Another change in the bill would mandate a shorter enrollment period, cutting it in half in some states, while also limiting flexibility for enrollment procedures at the same time.
And a significant change would remove an existing limitation on consumers having to pay back tax credits at the end of the year if their income changes. While most people think of this as impacting people who end up making more money than they thought, in states that didn’t expand their Medicaid programs, consumers who accept Marketplace tax credits but end up making too little to qualify could end up owing back all the tax credits they received. In the largest non-expansion state, Texas, a consumer who thought they would make $15,500 a year but ended up making $14,500 could be required to pay back nearly $6,000 in tax credits.
This is a good example of the challenges assessing many of the proposed changes can pose. Few would be against accuracy in determining income and appropriate levels of government support. The policy can certainly be framed to sound entirely responsible. But then there is also reality. As a new KFF analysis shows, income for low-income people can be volatile, and many Marketplace consumers are in hourly wage jobs, run their own businesses, or stitch together multiple jobs, which makes it challenging, if not impossible, for them to perfectly predict their income for the coming year, which is why these repayments were capped in the ACA to begin with. That’s why at one and the same time, a responsible-sounding policy with reasonable goals can be unrealistic and even cruel in practice.
Finally, in one last example, the bill would also revoke eligibility for Marketplace tax credits from many categories of legal immigrants like refugees and asylees, who have been enrolled in Marketplaces since the ACA passed. This includes Afghan immigrants who were our allies. In addition to effectively eliminating coverage for more than a million legal immigrants, immigrant populations tend to be younger and use less health care than others. This might drive up premiums and increase rates in state individual markets that have been stable for years.
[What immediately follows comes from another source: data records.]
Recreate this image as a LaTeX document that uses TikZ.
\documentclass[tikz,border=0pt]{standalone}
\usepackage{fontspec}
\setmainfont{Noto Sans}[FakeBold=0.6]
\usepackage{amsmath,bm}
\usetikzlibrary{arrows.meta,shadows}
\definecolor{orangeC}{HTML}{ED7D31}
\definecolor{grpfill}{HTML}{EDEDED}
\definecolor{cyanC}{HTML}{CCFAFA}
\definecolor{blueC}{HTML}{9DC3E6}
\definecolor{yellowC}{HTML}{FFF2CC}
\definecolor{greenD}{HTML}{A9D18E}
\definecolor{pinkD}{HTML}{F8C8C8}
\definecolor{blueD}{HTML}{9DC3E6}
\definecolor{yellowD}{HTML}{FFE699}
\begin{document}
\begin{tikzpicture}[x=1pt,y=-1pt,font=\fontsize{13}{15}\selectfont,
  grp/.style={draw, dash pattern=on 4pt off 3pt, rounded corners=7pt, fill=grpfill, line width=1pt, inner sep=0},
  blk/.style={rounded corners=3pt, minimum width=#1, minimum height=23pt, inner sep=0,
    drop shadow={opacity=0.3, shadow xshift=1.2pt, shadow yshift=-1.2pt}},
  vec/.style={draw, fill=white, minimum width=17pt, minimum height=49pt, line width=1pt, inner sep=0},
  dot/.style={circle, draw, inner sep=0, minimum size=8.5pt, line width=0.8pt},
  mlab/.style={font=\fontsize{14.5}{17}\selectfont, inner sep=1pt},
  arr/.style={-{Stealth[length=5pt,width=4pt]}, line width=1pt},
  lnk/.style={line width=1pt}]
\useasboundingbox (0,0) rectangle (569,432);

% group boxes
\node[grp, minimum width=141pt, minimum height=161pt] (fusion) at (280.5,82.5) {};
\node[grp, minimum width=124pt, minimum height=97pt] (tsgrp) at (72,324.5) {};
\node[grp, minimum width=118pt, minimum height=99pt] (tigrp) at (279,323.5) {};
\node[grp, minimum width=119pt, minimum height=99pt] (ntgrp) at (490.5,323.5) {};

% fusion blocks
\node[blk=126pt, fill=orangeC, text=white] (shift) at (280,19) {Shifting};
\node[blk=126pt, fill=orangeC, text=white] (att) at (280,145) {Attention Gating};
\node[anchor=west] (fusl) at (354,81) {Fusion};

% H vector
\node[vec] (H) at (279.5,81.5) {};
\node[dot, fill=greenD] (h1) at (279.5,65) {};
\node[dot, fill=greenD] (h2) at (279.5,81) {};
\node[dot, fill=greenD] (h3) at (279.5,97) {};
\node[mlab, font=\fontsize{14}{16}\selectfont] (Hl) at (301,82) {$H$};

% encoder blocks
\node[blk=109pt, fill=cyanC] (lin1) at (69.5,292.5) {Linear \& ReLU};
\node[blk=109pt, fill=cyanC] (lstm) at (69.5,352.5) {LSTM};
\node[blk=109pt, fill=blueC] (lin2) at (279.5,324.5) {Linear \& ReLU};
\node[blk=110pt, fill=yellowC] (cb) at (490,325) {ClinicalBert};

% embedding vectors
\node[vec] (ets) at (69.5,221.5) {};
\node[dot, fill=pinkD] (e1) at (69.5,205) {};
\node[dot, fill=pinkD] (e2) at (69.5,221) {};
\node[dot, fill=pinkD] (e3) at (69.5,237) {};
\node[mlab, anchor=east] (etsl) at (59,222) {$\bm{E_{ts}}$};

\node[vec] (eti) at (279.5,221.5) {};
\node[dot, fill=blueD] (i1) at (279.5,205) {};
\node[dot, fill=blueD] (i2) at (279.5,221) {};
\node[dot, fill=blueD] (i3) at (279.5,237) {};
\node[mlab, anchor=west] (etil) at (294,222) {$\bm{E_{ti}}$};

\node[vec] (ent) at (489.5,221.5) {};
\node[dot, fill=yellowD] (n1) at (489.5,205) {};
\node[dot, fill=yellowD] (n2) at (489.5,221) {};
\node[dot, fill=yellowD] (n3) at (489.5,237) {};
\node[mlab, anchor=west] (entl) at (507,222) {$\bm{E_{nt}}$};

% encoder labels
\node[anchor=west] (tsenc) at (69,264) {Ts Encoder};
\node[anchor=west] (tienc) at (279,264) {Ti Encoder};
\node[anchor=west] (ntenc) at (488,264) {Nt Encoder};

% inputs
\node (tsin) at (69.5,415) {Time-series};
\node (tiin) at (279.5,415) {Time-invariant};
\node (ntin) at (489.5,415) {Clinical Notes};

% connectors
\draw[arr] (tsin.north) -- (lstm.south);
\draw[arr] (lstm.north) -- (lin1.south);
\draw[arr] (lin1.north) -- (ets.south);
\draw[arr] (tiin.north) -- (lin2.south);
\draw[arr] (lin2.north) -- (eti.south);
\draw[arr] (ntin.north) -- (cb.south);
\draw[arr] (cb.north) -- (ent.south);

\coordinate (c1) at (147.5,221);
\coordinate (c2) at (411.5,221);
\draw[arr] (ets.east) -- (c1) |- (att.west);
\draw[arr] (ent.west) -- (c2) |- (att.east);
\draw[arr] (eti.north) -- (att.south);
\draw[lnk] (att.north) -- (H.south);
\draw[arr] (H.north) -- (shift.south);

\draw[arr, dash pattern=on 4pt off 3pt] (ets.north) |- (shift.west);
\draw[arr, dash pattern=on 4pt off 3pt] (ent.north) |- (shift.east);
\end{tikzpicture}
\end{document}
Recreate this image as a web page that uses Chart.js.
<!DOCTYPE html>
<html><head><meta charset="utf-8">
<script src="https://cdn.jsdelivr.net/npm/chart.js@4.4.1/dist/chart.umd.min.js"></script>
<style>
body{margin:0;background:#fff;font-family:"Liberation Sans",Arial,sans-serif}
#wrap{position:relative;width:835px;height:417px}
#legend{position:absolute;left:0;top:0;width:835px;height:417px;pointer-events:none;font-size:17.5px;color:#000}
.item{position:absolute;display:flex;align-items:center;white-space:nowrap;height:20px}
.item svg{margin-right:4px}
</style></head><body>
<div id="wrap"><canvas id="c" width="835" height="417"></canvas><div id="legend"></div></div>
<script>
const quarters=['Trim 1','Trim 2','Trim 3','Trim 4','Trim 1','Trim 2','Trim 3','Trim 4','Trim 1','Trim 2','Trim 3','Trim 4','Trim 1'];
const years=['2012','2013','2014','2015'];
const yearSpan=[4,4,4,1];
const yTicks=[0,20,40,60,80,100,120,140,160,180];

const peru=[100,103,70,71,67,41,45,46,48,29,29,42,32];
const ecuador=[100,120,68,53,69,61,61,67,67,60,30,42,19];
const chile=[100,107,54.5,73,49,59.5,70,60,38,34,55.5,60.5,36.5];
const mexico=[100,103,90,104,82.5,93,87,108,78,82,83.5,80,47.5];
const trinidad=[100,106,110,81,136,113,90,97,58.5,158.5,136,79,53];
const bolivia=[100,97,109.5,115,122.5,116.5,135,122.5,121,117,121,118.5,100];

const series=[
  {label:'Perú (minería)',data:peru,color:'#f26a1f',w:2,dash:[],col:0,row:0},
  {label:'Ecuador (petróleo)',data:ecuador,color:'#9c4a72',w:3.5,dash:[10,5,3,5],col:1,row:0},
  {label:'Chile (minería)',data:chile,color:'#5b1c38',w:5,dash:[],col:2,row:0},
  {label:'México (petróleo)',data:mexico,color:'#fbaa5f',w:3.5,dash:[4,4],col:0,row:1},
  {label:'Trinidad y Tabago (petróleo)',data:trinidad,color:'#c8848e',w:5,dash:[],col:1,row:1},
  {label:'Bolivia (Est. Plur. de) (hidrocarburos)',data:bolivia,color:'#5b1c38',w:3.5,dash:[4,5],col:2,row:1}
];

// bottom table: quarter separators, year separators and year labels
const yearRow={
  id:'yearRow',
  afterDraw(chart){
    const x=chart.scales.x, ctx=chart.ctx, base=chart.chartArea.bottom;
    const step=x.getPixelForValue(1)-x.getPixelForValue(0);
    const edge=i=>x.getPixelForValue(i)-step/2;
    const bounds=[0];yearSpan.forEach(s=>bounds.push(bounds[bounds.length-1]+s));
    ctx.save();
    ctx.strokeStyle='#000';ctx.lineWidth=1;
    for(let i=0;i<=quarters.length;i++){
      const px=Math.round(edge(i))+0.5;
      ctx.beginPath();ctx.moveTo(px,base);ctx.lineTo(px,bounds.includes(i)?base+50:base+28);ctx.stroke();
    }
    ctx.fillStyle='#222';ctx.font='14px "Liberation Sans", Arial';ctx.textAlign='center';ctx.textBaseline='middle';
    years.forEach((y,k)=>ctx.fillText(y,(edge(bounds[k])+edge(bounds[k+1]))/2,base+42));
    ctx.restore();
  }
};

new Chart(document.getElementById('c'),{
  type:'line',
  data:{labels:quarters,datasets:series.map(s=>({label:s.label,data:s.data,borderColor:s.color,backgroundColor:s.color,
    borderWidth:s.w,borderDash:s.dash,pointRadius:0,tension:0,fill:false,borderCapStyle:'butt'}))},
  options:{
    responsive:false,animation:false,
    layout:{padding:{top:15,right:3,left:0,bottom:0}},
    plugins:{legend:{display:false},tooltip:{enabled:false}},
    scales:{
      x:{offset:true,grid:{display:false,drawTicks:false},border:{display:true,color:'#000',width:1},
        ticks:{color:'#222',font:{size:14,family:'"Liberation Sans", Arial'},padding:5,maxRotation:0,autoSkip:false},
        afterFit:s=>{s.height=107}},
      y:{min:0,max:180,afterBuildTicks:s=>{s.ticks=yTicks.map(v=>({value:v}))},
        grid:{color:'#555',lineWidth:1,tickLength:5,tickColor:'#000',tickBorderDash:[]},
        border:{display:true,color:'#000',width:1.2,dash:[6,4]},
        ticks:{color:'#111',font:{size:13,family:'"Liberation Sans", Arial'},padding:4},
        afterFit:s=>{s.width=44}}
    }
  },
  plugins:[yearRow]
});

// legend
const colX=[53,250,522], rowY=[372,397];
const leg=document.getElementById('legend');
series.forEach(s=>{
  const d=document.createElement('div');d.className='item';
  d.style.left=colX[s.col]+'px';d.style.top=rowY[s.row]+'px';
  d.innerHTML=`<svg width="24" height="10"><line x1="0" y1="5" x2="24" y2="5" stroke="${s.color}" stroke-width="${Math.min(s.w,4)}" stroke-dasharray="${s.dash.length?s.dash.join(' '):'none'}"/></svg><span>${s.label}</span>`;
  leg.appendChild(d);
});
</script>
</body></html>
Taken together, these policy changes—many of which are obscure and in the weeds, but enormously important for people and the Marketplaces in every state—warrant much more sunlight with arguments for and against being carefully scrutinized. Of course, that can’t easily happen in a reconciliation process—big policy changes get swept up in a larger, fast moving legislative package with little public awareness of their consequences or as in this case, even that they are happening at all.
The CBO should also tread carefully, scoring the impact on coverage of new administrative policies that will work in combination and be hard for consumers to understand but significantly impact coverage and Marketplace operations. CBO does not usually provide ranges for their estimates but, if we were “scoring” this at KFF, I would insist on producing ranges, feeling a single number would assert certainty beyond what can reasonably be predicted.